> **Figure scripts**
..............................

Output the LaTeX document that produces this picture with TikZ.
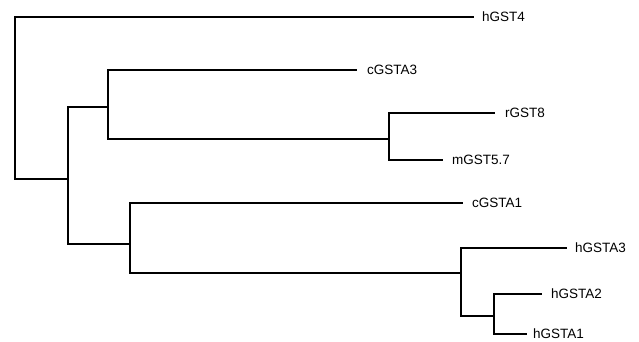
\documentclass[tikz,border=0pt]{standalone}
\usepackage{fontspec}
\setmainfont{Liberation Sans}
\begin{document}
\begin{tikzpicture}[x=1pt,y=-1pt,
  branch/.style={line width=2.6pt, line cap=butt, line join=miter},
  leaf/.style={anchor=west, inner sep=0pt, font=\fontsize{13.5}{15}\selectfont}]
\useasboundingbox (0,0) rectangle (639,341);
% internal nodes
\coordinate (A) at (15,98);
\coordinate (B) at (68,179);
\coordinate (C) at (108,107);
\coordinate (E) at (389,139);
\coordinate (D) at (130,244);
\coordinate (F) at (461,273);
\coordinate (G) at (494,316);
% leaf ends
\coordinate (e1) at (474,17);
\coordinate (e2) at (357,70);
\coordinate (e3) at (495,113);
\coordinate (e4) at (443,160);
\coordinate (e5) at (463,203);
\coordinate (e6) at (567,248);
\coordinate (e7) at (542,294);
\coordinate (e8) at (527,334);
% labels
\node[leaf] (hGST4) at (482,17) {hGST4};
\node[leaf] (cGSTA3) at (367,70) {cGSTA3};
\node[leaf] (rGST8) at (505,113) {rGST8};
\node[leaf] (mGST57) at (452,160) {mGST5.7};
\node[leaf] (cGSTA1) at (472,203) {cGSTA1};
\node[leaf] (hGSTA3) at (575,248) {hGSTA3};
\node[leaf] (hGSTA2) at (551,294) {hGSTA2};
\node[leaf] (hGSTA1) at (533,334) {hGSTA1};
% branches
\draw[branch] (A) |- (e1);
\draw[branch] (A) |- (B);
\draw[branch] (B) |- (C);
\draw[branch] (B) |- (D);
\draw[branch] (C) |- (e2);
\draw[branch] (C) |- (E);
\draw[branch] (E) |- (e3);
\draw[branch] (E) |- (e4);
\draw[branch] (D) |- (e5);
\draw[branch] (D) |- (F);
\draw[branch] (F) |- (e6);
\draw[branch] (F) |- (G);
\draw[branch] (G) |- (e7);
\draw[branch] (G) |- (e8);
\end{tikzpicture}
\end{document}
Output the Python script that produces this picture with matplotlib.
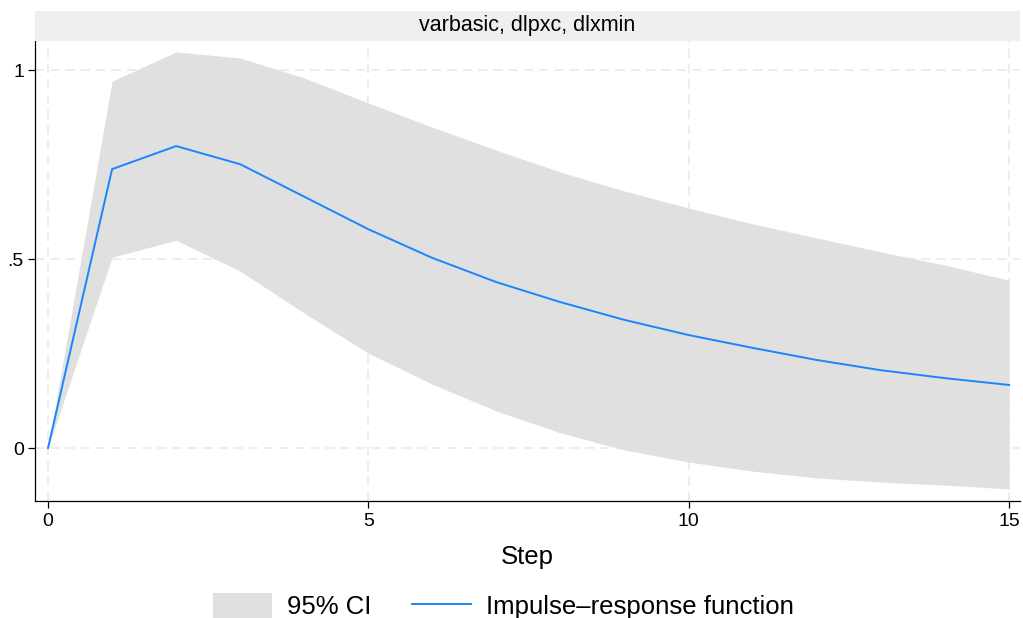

..............................

> **SHORT EXERCISE**
Each record above must be returned exactly as written, with its pictures omitted.

> **SOLUTION TO THE EXERCISE**
Output the LaTeX document that produces this picture with TikZ.
\documentclass[tikz,border=0pt]{standalone}
\usepackage{fontspec}
\setmainfont{Liberation Sans}
\begin{document}
\begin{tikzpicture}[x=1pt,y=-1pt,
  branch/.style={line width=2.6pt, line cap=butt, line join=miter},
  leaf/.style={anchor=west, inner sep=0pt, font=\fontsize{13.5}{15}\selectfont}]
\useasboundingbox (0,0) rectangle (639,341);
% internal nodes
\coordinate (A) at (15,98);
\coordinate (B) at (68,179);
\coordinate (C) at (108,107);
\coordinate (E) at (389,139);
\coordinate (D) at (130,244);
\coordinate (F) at (461,273);
\coordinate (G) at (494,316);
% leaf ends
\coordinate (e1) at (474,17);
\coordinate (e2) at (357,70);
\coordinate (e3) at (495,113);
\coordinate (e4) at (443,160);
\coordinate (e5) at (463,203);
\coordinate (e6) at (567,248);
\coordinate (e7) at (542,294);
\coordinate (e8) at (527,334);
% labels
\node[leaf] (hGST4) at (482,17) {hGST4};
\node[leaf] (cGSTA3) at (367,70) {cGSTA3};
\node[leaf] (rGST8) at (505,113) {rGST8};
\node[leaf] (mGST57) at (452,160) {mGST5.7};
\node[leaf] (cGSTA1) at (472,203) {cGSTA1};
\node[leaf] (hGSTA3) at (575,248) {hGSTA3};
\node[leaf] (hGSTA2) at (551,294) {hGSTA2};
\node[leaf] (hGSTA1) at (533,334) {hGSTA1};
% branches
\draw[branch] (A) |- (e1);
\draw[branch] (A) |- (B);
\draw[branch] (B) |- (C);
\draw[branch] (B) |- (D);
\draw[branch] (C) |- (e2);
\draw[branch] (C) |- (E);
\draw[branch] (E) |- (e3);
\draw[branch] (E) |- (e4);
\draw[branch] (D) |- (e5);
\draw[branch] (D) |- (F);
\draw[branch] (F) |- (e6);
\draw[branch] (F) |- (G);
\draw[branch] (G) |- (e7);
\draw[branch] (G) |- (e8);
\end{tikzpicture}
\end{document}
Output the Python script that produces this picture with matplotlib.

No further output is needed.